I’m on Twitter and have a photography blog. Questions or ideas for How We Roll? Email me.

10 replies

  1. The points about Metrolink frequency echo a much larger issue. Metrolink was designed as long distance commuter rail transit, not local transit. Since so many corporations have left DTLA since 1990 and reduced its customer base, Metrolink needs to reinvent itself. Note that higher frequency solutions such as DMUs cannot share tracks with conventional freight trains.

    Rather than expand Metrolink, I would prefer Metro to “cross the T’s” and fill in the referenced missing (mainly north/south like Sepulveda and Lincoln) links in the central county with subway and light rail. These lines may or may not follow existing trackage. As far as the Burbank / Glendale corridor, currently there does not seem be enough local (mostly existing bus) patronage to justify more frequency – a bigger picture view must take care of that.

  2. In the picture, the Expo test train is just “west” of the 17th Street Station. (On the eastside, the train curves out of the median into the dedicated ROW.)

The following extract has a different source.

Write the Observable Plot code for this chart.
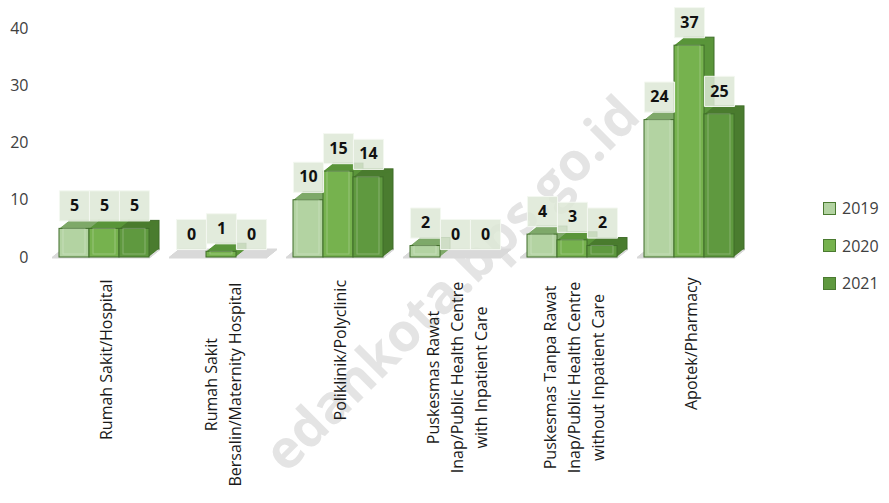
<!DOCTYPE html>
<html>
<head>
<meta charset="utf-8">
<script src="https://cdn.jsdelivr.net/npm/d3@7"></script>
<script src="https://cdn.jsdelivr.net/npm/@observablehq/plot@0.6"></script>
<style>
  body { margin: 0; background: white; }
  #wrap { position: relative; width: 889px; height: 503px; overflow: hidden; background: white; font-family: "Open Sans", sans-serif; }
  #wm { position: absolute; left: 450px; top: 282px; transform: translate(-50%, -50%) rotate(-45deg); white-space: nowrap; font: bold 53px "Open Sans", sans-serif; color: #e4e4e4; line-height: 1; }
  #chart { position: absolute; left: 0; top: 0; }
  #legend { position: absolute; left: 823px; top: 196px; font-size: 16px; color: #404040; }
  .li { display: flex; align-items: center; height: 24px; margin-bottom: 13.5px; }
  .sw { width: 11px; height: 11px; border: 1px solid #4a7a30; margin-right: 6px; }
  g[aria-label="category"] text { letter-spacing: 0.9px; }
</style>
</head>
<body>
<div id="wrap">
  <div id="wm">edankota.bps.go.id</div>
  <div id="chart"></div>
  <div id="legend"></div>
</div>
<script>
// ---- data ----
const categories = [
  "Rumah Sakit/Hospital",
  "Rumah Sakit\nBersalin/Maternity Hospital",
  "Poliklinik/Polyclinic",
  "Puskesmas Rawat\nInap/Public Health Centre\nwith Inpatient Care",
  "Puskesmas Tanpa Rawat\nInap/Public Health Centre\nwithout Inpatient Care",
  "Apotek/Pharmacy"
];
const years = ["2019", "2020", "2021"];
const values2019 = [5, 0, 10, 2, 4, 24];
const values2020 = [5, 1, 15, 0, 3, 37];
const values2021 = [5, 0, 14, 0, 2, 25];
const yTicks = [0, 10, 20, 30, 40];

// ---- styles ----
const frontColor = {"2019": "#b3d3a2", "2020": "#76b24e", "2021": "#5f993f"};
const sideColor  = {"2019": "#7fa96a", "2020": "#5a953a", "2021": "#4a7c2f"};
const edgeColor = "#3f6d29";
const DEPTH = 10;
const LETTER = 0.9;

const series = [values2019, values2020, values2021];
const rows = [];
categories.forEach((c, i) => years.forEach((yr, j) => rows.push({cat: c, year: yr, value: series[j][i]})));

// measure label lines for centering
const ctx = document.createElement("canvas").getContext("2d");
const labelFont = 16;
ctx.font = `${labelFont}px "Open Sans"`;
const longest = c => Math.max(...c.split("\n").map(s => ctx.measureText(s).width + LETTER * s.length));

const marks = [];
// floor
for (let k = 0; k <= DEPTH; k++) {
  marks.push(Plot.ruleY([0], {dx: k, dy: -0.8 * k, stroke: "#d9d9d9", strokeWidth: 2, insetLeft: -6}));
}
// extrusion (top + side faces)
for (let k = DEPTH; k >= 1; k--) {
  marks.push(Plot.barY(rows, {
    fx: "cat", x: "year", y: "value",
    fill: d => sideColor[d.year],
    dx: k, dy: -0.8 * k,
    stroke: k === DEPTH ? edgeColor : "none", strokeWidth: 1
  }));
}
// front faces
marks.push(Plot.barY(rows, {
  fx: "cat", x: "year", y: "value",
  fill: d => frontColor[d.year], stroke: edgeColor, strokeWidth: 1
}));
// inner highlight line
marks.push(Plot.barY(rows, {
  fx: "cat", x: "year", y: "value",
  fill: "none", stroke: "white", strokeOpacity: 0.25, insetLeft: 4, insetRight: 4, insetBottom: 3
}));
// label boxes
marks.push(Plot.dot(rows, {
  fx: "cat", x: "year", y: "value", dy: -23,
  symbol: "square", r: 17, fill: "#dde8d6", fillOpacity: 0.85, stroke: "#f4f8f1", strokeWidth: 1
}));
marks.push(Plot.text(rows, {
  fx: "cat", x: "year", y: "value", dy: -23,
  text: d => String(d.value), fontSize: 16, fontWeight: "bold", fill: "#111"
}));
// category labels
categories.forEach(c => {
  marks.push(Plot.text([c], {
    fx: d => d, text: d => d, frameAnchor: "bottom", ariaLabel: "category",
    rotate: -90, textAnchor: "middle", lineAnchor: "middle", lineHeight: 1.5,
    dy: 13 + longest(c) / 2, fontSize: labelFont, fill: "#1a1a1a"
  }));
});

const chart = Plot.plot({
  width: 889, height: 503,
  marginLeft: 58, marginRight: 154, marginTop: 28, marginBottom: 246,
  style: {background: "transparent", fontFamily: "Open Sans", overflow: "visible"},
  color: {type: "identity"},
  y: {domain: [0, 40], ticks: yTicks, tickSize: 0, tickPadding: 30, label: null, fontSize: 16},
  fx: {domain: categories, paddingInner: 25 / 117, paddingOuter: 0, axis: null, label: null},
  x: {domain: years, padding: 0, axis: null},
  marks: [
    ...marks,
    Plot.axisY({ticks: yTicks, tickSize: 0, tickPadding: 30, label: null, fontSize: 16, fill: "#404040"})
  ]
});
document.getElementById("chart").appendChild(chart);

// legend
const legend = document.getElementById("legend");
years.forEach(yr => {
  const li = document.createElement("div");
  li.className = "li";
  li.innerHTML = `<div class="sw" style="background:${frontColor[yr]}"></div><span>${yr}</span>`;
  legend.appendChild(li);
});
</script>
</body>
</html>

  3. The idea of Dodger Blue foot prints showing the way to the stadium from the Chinatown Gold Line station is excellent. Have the Blue Crew pay for it and have LADOT follow the route that Metro lays out. This would be a good start. There could be a set coming from Sunset too (with numbers or destinations/origins painted every few 100 feet.). There are several locations where the Dodgers can put in some stairs and pedestrian gates that would facilitate walking. The Dodgers should pay for them, not the City. Metro, AQMD, the City, and the fans need to pressure them to put in the stairs.
    Parts of this could be done before the start of the season. If the Dodgers -really- wanted to get this done, the stairs could be in before the season too. Then next year an ADA compliant ramp could be added.

  4. “As for those traveling between stations on the Azusa arm of the Gold Line and those on the East L.A. side: they can transfer between trains by walking across the platform at the new underground Little Tokyo Station.” The question is how long will they have to wait to make this transfer. Metro’s routing decision effectively meant that two of the area’s largest Hispanic populations (East LA and Highland Park) — who now can train without transferring — will have to wait to make the transfer. Thus, the timing issue will be vital to these folks who, I submit, are a bigger traveling group than folks traveling from Azusa (or even Pasadena) to Long Beach.

  5. What was the rationale behind running Azusa-Long Beach and East LA-Santa Monica. This creates one extremely long line mileage-wise (the Long Beach route), and one that’s quite a bit shorter. The Long Beach trains will be much more delay prone. Why not run East LA-Long Beach and Azusa-Santa Monica in order to even out the route lengths a bit? Curious to hear the reasoning!

  6. Unless we can get High Speed rail accomplished in time for the 2024 Olympics, the future advantage in the bidding will swing to San Francisco, whose lifestyle, I predict, will make for an easier transition to HSR.

    • The (lack of) crossing over Ballona Creek has never had anyone up in arms. Its probably quicker to bike the path than wait for a ferry. We’d do it from Playa to Venice when we were kids to go buy “sculptures”.

      Dodger Stadium should be nuked and placed somewhere reasonable in my opinion.

      I agree with James and logic, the Oyama Y is not the best idea.

      Olympics? I don’t really follow.

      I’m glad this is just an opinion piece. The reason being is that these are easy targets tp pick off, but have no real merit under the guise of making transit better. Typical hipster b.s.

      You want to fix some of L.A.s problems; Continue the Red Line Vermont to at least Expo or Slauson (I will never give up hope on this)

      Lets get the south east side of Downtown Los Angeles (11th and Broadway- Fashion District connected)

      -When will Glendale be accessible from Downtown in under 45 minutes

      – Why doesn’t the Westside have north south Rail (maybe lincoln)?

      These are things that Los Angeles should really address in my opinion and are realistic, but aiming for the stars and hoping you land somewhere along the way fails.

      Thats like my friend who told me “They need to just tax everyone and build subways under every major blvd” with confidence.

      • Glendale is accessible from downtown Los Angeles in under 45 minutes via Metrolink. There are not enough trains and the station isn’t exactly convenient to most of Glendale but that’s another story.

      • That’s true Bob, about Glendale. The frequency is just awful and also doesn’t really allow my monthly pass to be used as fare.
        I have always wondered if there were any plans at all to add additional tracks to allow LRT along that way. I could say the same for the right of way to CSULA and USC Med Center (A sort of Metro Black Hole), which i’m much more familiar with. It appears that at some point there was a concept to do rail by looking at the infrastructure along the 10 fwy to El Monte.

        But these are just more examples of how that opinion piece fails to address real transit points of interest. I for one would LOVE to figure out the Glendale problem, because you’re spot, long waits to arrive at a strange back lot kinda station makes me just avoid doing any sort of business on that side of town unless the numbers make sense.